I read the Scott Adams article, and I would agree there's a little bit of nuance to the issue (I accept Trump didn't explicitly have in mind an image of torch-weilding, anti-Jewish chanting, Nazis when he said 'fine people'), but in the end the basic point is still the same. Adams is clearly bending over backwards to find a way to put a non-appalling spin on Trump's comments, but even viewed as charitably as possible those comments say something disturbing about Trump's world-view.
Trump himself talked of 'both sides'. Implying there were two sides. One of those sides was overwhelmingly Nazis and white-supremacists. It was a far-right rally.
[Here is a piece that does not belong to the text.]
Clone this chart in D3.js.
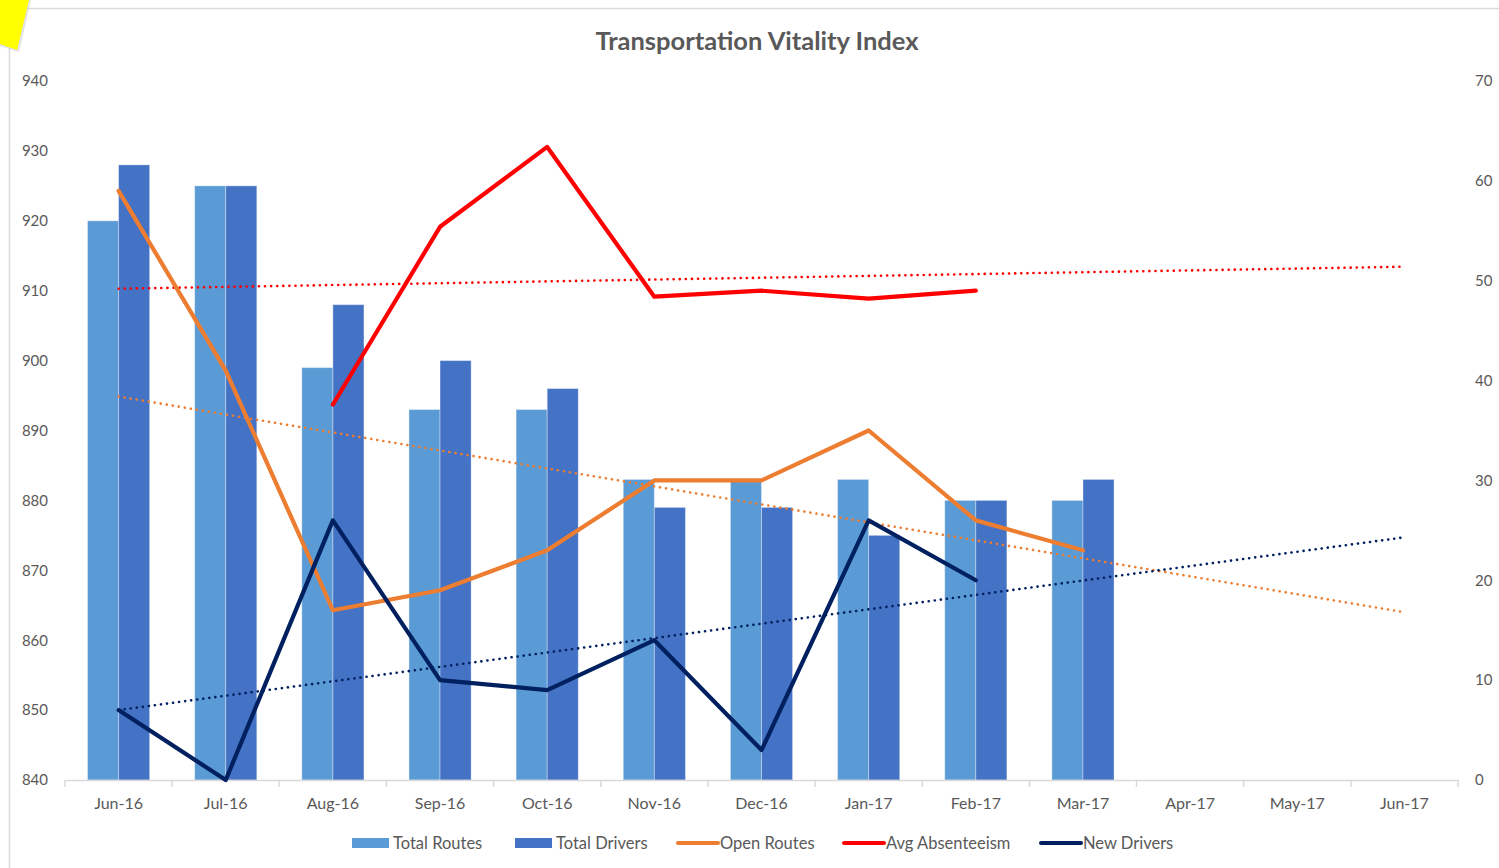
<!DOCTYPE html>
<html>
<head>
<meta charset="utf-8">
<script src="https://cdn.jsdelivr.net/npm/d3@7"></script>
<style>
  html, body { margin: 0; padding: 0; background: #fff; }
  svg { display: block; }
  text { font-family: Lato, "Open Sans", sans-serif; }
</style>
</head>
<body>
<svg id="chart" width="1499" height="868"></svg>
<script>
// ---- data ----
const categories = ["Jun-16","Jul-16","Aug-16","Sep-16","Oct-16","Nov-16","Dec-16","Jan-17","Feb-17","Mar-17","Apr-17","May-17","Jun-17"];
const totalRoutes  = [920, 925, 899, 893, 893, 883, 883, 883, 880, 880, null, null, null];
const totalDrivers = [928, 925, 908, 900, 896, 879, 879, 875, 880, 883, null, null, null];
const openRoutes   = [59, 41, 17, 19, 23, 30, 30, 35, 26, 23, null, null, null];
const avgAbsenteeism = [null, null, 37.6, 55.4, 63.4, 48.4, 49.0, 48.2, 49.0, null, null, null, null];
const newDrivers   = [7, 0, 26, 10, 9, 14, 3, 26, 20, null, null, null, null];
// linear trendlines: value at first and last category
const trendOpenRoutes = [38.4, 16.8];
const trendAbsenteeism = [49.2, 51.4];
const trendNewDrivers = [7.0, 24.3];
const leftTicks = [840, 850, 860, 870, 880, 890, 900, 910, 920, 930, 940];
const rightTicks = [0, 10, 20, 30, 40, 50, 60, 70];
const title = "Transportation Vitality Index";
const legendItems = [
  {name: "Total Routes", type: "bar", color: "#5B9BD5"},
  {name: "Total Drivers", type: "bar", color: "#4472C4"},
  {name: "Open Routes", type: "line", color: "#ED7D31"},
  {name: "Avg Absenteeism", type: "line", color: "#FF0000"},
  {name: "New Drivers", type: "line", color: "#002060"}
];

// ---- layout ----
const svg = d3.select("#chart");
const plot = {left: 65, right: 1458, top: 81, bottom: 780};
const labelColor = "#595959";

// chart frame & yellow note
svg.append("line").attr("x1", 9).attr("x2", 1499).attr("y1", 8.5).attr("y2", 8.5)
  .attr("stroke", "#d9d9d9").attr("stroke-width", 1.5);
svg.append("line").attr("x1", 9.5).attr("x2", 9.5).attr("y1", 8).attr("y2", 868)
  .attr("stroke", "#d9d9d9").attr("stroke-width", 1.5);
svg.append("polygon").attr("points", "0,0 31,0 19,52 0,46").attr("fill", "#c8c8c8").attr("opacity", 0.5);
svg.append("polygon").attr("points", "0,0 29,0 17,50 0,44").attr("fill", "#FFFF00");

const x = d3.scaleBand().domain(categories).range([plot.left, plot.right]).paddingInner(0).paddingOuter(0);
const bw = x.bandwidth();
const barW = bw * 0.29;
const yL = d3.scaleLinear().domain([840, 940]).range([plot.bottom, plot.top]);
const yR = d3.scaleLinear().domain([0, 70]).range([plot.bottom, plot.top]);
const cx = c => x(c) + bw / 2;

// title
svg.append("text").attr("x", 757).attr("y", 50).attr("text-anchor", "middle")
  .attr("font-size", 25.5).attr("font-weight", 700).attr("fill", labelColor).text(title);

// left axis labels
const axL = d3.axisLeft(yL).tickValues(leftTicks).tickSize(0).tickPadding(0);
const gL = svg.append("g").attr("transform", "translate(48,0)").call(axL);
gL.select(".domain").remove();
gL.selectAll("text").attr("font-size", 15).attr("fill", labelColor).attr("font-family", "Lato, sans-serif");

// right axis labels
const axR = d3.axisRight(yR).tickValues(rightTicks).tickSize(0).tickPadding(0);
const gR = svg.append("g").attr("transform", "translate(1475,0)").call(axR);
gR.select(".domain").remove();
gR.selectAll("text").attr("font-size", 15).attr("fill", labelColor).attr("font-family", "Lato, sans-serif");

// bars
const barData = [];
categories.forEach((c, i) => {
  if (totalRoutes[i] != null) barData.push({c, v: totalRoutes[i], off: -barW, color: "#5B9BD5"});
  if (totalDrivers[i] != null) barData.push({c, v: totalDrivers[i], off: 0, color: "#4472C4"});
});
svg.append("g").selectAll("rect").data(barData).join("rect")
  .attr("x", d => cx(d.c) + d.off)
  .attr("width", barW)
  .attr("y", d => yL(d.v))
  .attr("height", d => yL(840) - yL(d.v))
  .attr("fill", d => d.color)
  .attr("stroke", "#ffffff").attr("stroke-opacity", 0.35).attr("stroke-width", 1);

// x axis
const axX = d3.axisBottom(x).tickSize(0).tickPadding(18);
const gX = svg.append("g").attr("transform", `translate(0,${plot.bottom})`).call(axX);
gX.select(".domain").attr("stroke", "#d9d9d9").attr("stroke-width", 1.5);
gX.selectAll("text").attr("font-size", 16).attr("fill", labelColor).attr("font-family", "Lato, sans-serif");
const boundaries = categories.map(c => x(c)).concat([plot.right]);
svg.append("g").selectAll("line").data(boundaries).join("line")
  .attr("x1", d => d).attr("x2", d => d)
  .attr("y1", plot.bottom).attr("y2", plot.bottom + 7)
  .attr("stroke", "#d9d9d9").attr("stroke-width", 1.5);

// trendlines
const trends = [
  {v: trendOpenRoutes, color: "#ED7D31"},
  {v: trendAbsenteeism, color: "#FF0000"},
  {v: trendNewDrivers, color: "#002060"}
];
svg.append("g").selectAll("line").data(trends).join("line")
  .attr("x1", cx(categories[0])).attr("x2", cx(categories[categories.length - 1]))
  .attr("y1", d => yR(d.v[0])).attr("y2", d => yR(d.v[1]))
  .attr("stroke", d => d.color).attr("stroke-width", 2.6)
  .attr("stroke-dasharray", "0.1,6").attr("stroke-linecap", "round");

// lines
const lineGen = d3.line().defined(d => d.v != null).x(d => cx(d.c)).y(d => yR(d.v));
const series = [
  {vals: openRoutes, color: "#ED7D31"},
  {vals: avgAbsenteeism, color: "#FF0000"},
  {vals: newDrivers, color: "#002060"}
];
svg.append("g").selectAll("path").data(series).join("path")
  .attr("d", s => lineGen(categories.map((c, i) => ({c, v: s.vals[i]}))))
  .attr("fill", "none").attr("stroke", s => s.color).attr("stroke-width", 4.2)
  .attr("stroke-linejoin", "round").attr("stroke-linecap", "round");

// legend
const legendX = [352, 515, 678, 844, 1041];
const lg = svg.append("g");
legendItems.forEach((it, i) => {
  const g = lg.append("g").attr("transform", `translate(${legendX[i]},843)`);
  if (it.type === "bar") {
    g.append("rect").attr("x", 0).attr("y", -5).attr("width", 37).attr("height", 10).attr("fill", it.color);
  } else {
    g.append("line").attr("x1", 0).attr("x2", 40).attr("y1", 0).attr("y2", 0)
      .attr("stroke", it.color).attr("stroke-width", 4).attr("stroke-linecap", "round");
  }
  g.append("text").attr("x", it.type === "bar" ? 41 : 42).attr("y", 6)
    .attr("font-size", 16.5).attr("fill", labelColor).text(it.name);
});
</script>
</body>
</html>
I remember from accounts at the time, before the lethal violence, that there were some there who claimed not to be actual Nazis and white-supremacists - mostly gun-nuts and militia types, about whom you can quibble as to whether they are explicitly racist or not (I think in practice those guys tend to be so, but, OK, maybe not Nazi levels, and not as a point of fundamental ideology).
But if, as Trump himself stated, there were 'two sides', then everyone on one side there was on the same side as large numbers of actual Nazis. Perhaps it's just me, but to be on the same side as Nazis strikes me as being incompatible with being a 'fine person'. And I don't think Trump really thought it through very much anyway, in terms of identifying exactly who was present, he was just reflecting his instinctive sympathy with the racist right.
Conversely, the 'other side' would have included a wide gamut of people, including I'm sure some over-excitable Antifa types, some of whom actively like punch-ups. But it clearly isn't a symmetrical situation, the proportion of 'extremists' on 'each side' was very different, plus I do not and never will, see hard-left/anarchist/antifa people, even the ones who enjoy street-fights with Nazis a bit too much, as equivalent to the far-right. Such groups have no historical track record of either murdering innocent people just for their race or other characteristics, or of taking over the state (anarchists couldn't manage to take over a boy scout picnic, as any communist will tell you).